Required work ->
Pull out every line below holding the word "this".

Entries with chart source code
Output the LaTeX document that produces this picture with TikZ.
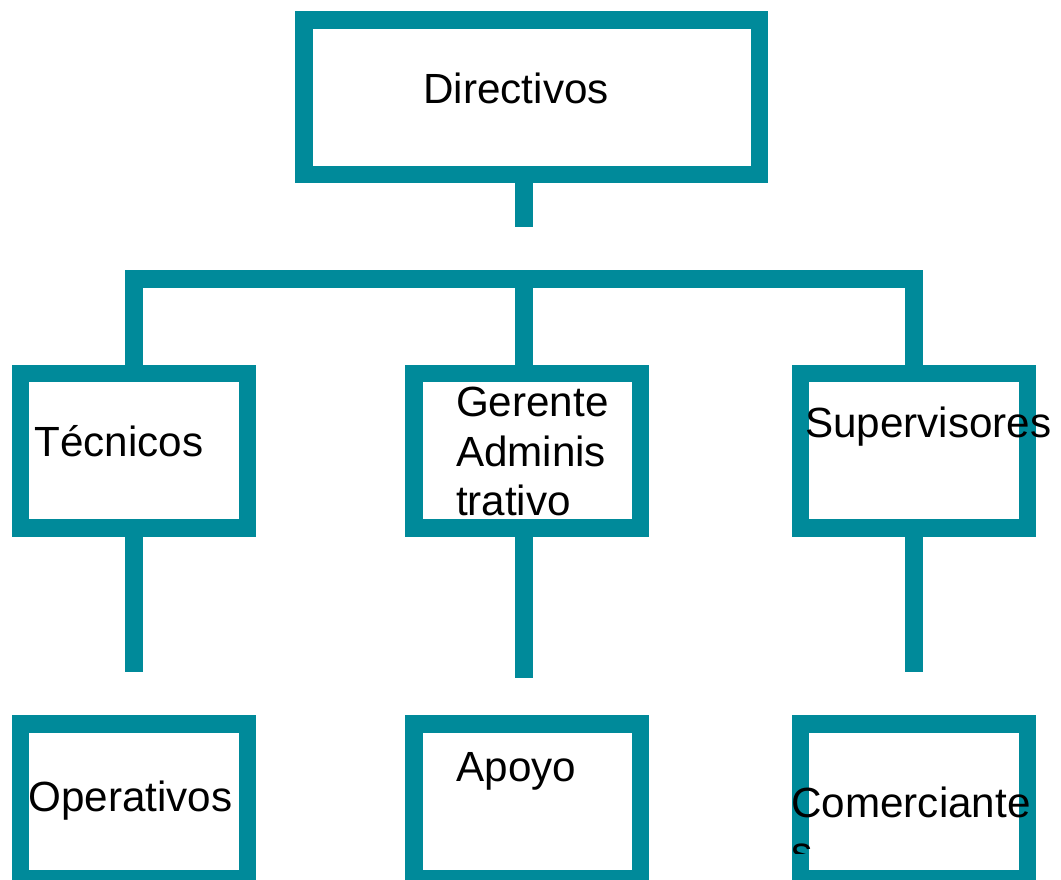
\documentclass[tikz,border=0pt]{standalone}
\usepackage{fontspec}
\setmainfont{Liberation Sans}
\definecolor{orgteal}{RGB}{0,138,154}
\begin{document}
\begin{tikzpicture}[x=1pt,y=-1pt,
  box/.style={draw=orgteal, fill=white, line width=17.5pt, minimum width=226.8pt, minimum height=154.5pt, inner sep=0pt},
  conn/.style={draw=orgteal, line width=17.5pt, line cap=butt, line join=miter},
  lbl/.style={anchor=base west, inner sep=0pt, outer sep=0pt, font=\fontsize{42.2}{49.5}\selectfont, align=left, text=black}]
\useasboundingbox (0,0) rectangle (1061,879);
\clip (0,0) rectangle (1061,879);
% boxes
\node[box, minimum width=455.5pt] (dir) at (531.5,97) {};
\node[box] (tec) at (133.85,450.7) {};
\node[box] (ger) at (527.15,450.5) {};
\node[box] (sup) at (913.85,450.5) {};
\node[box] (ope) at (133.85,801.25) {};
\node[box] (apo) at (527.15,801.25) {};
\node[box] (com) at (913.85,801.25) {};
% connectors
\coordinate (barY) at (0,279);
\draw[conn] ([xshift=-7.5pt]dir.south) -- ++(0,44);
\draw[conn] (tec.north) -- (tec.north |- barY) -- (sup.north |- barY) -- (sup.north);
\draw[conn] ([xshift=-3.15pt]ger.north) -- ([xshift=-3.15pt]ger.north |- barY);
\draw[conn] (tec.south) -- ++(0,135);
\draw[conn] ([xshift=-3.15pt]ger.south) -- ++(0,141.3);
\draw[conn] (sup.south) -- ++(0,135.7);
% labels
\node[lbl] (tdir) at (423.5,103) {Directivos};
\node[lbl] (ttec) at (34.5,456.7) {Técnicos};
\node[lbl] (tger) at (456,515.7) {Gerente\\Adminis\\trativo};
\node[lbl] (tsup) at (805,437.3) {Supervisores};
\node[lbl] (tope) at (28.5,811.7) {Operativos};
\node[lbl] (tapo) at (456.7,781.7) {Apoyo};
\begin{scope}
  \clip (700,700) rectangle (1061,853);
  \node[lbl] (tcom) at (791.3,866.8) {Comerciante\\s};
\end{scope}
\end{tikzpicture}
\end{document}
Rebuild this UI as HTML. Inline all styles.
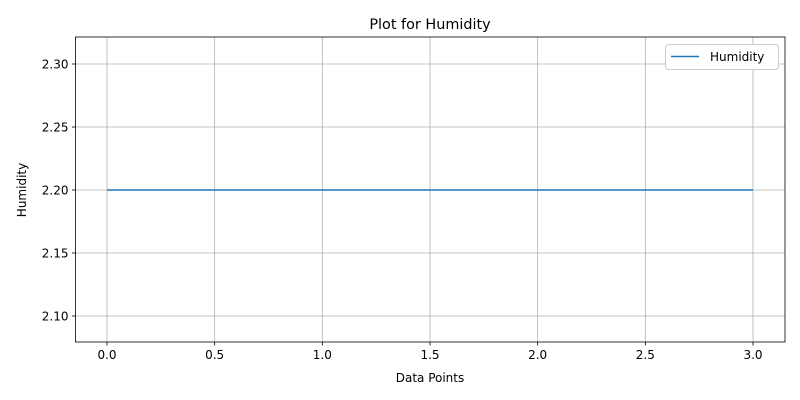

Expected output ->
Output the LaTeX document that produces this picture with TikZ.
Rebuild this UI as HTML. Inline all styles.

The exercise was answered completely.